Timeline of white nationalist rally in Charlottesville, Virginia
The demonstrations began Friday in Charlottesville with white nationalists marching through town and while carrying lit torches. (File image)
CHARLOTTESVILLE, Va. - The latest on the white nationalist rally being held in Charlottesville (all times local):
President Donald Trump is tweeting about the violence that has erupted amid a white supremacist march in Virginia.
Trump tweeted Saturday that "we ALL must be united & condemn all that hate stands for." He then wrote "There is no place for this kind of violence in America. Lets come together as one!"
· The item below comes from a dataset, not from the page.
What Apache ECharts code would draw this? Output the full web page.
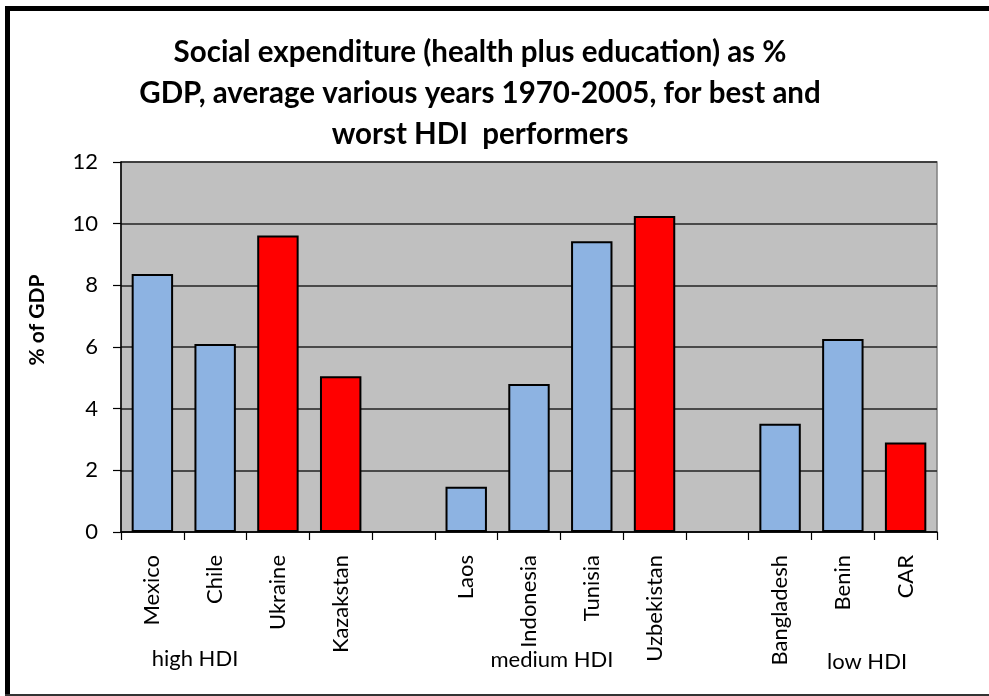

The demonstrations began Friday in Charlottesville with white nationalists marching through town and while carrying lit torches. The demonstrators then clashed with counter-protesters.
Some of the white nationalists cited Trump's victory as validation for their beliefs.
The White House was silent for hours about the clashes except for a solitary tweet from First Lady Melania Trump. The president has received previous criticism for being slow to condemn acts of hate done in his name.
The organizer of a white nationalist rally in Charlottesville is encouraging attendees to leave town after authorities declared an unlawful assembly and police ordered people to disperse.
Right-wing blogger Jason Kessler organized Saturday's rally to protest the city's decision to remove a statue of confederate General Robert E. Lee.
Kessler told The Associated Press Saturday that he and other people who were going to speak at the event evacuated with security when police issued the order to disperse.
He says he wants rally attendees to leave town peacefully.
Richard Spencer is a prominent alt-right activist who was scheduled to speak. He says he's also encouraging people to go home.
First Lady Melania Trump is calling for peace after violent clashes broke out at a white nationalist rally in Charlottesville.
Trump said Saturday on Twitter: "Our country encourages freedom of speech, but let's communicate w/o hate in our hearts. No good comes from violence."
Hundreds of white nationalists and counter protestors faced off Saturday in downtown Charlottesville, with several violent clashes erupting.
It's the latest confrontation in the city since it voted to remove a statue of Confederate Gen. Robert E. Lee from a downtown park.
The NHL's Detroit Red Wings released a statement denouncing the use of their logo at the white nationalist rally in Charlottesville, Virginia, and saying they are considering legal action to stop it.
The team says it "vehemently" disagrees with and is not associated with the event. The Red Wings add they are "exploring every possible legal action as it pertains to the misuse of our logo in this disturbing demonstration."
A Michigan-based white nationalist group called the Detroit Right Wings uses the Red Wings' logo. The organization posted on its Twitter account that members had arrived in Charlottesville.
Virginia's governor has declared a state of emergency in response to a white nationalist rally that is expected to draw up to 6,000 people.
Gov. Terry McAuliffe said via his Twitter account on Saturday morning that the declaration was made in order "to aid state response to violence" at the rally in Charlottesville, about 100 miles outside of Washington, D.C.
It's the latest confrontation in the city since it voted earlier this year to remove a statue of Confederate Gen. Robert E. Lee from a downtown park.
The city's manager also declared a local emergency and police ordered people to disperse from the area around the statue after several violent clashes broke out.
Hundreds of people are facing off in Charlottesville ahead of a white nationalist rally planned in the Virginia city's downtown.
Rally supporters and counter-protesters screamed, chanted, threw punches, hurled water bottles and unleashed chemical sprays on each other Saturday morning.
Men dressed in militia uniforms were carrying shields and openly carrying long guns.
Right-wing blogger Jason Kessler planned what he called a "pro-white" rally to protest Charlottesville's decision to remove a statue of Confederate General Robert E. Lee from a city park. Thousands of people are expected to pack the area.
There were also fights Friday night, when hundreds of white nationalists marched through the University of Virginia campus carrying torches.
A university spokesman said one person was arrested and several people were injured.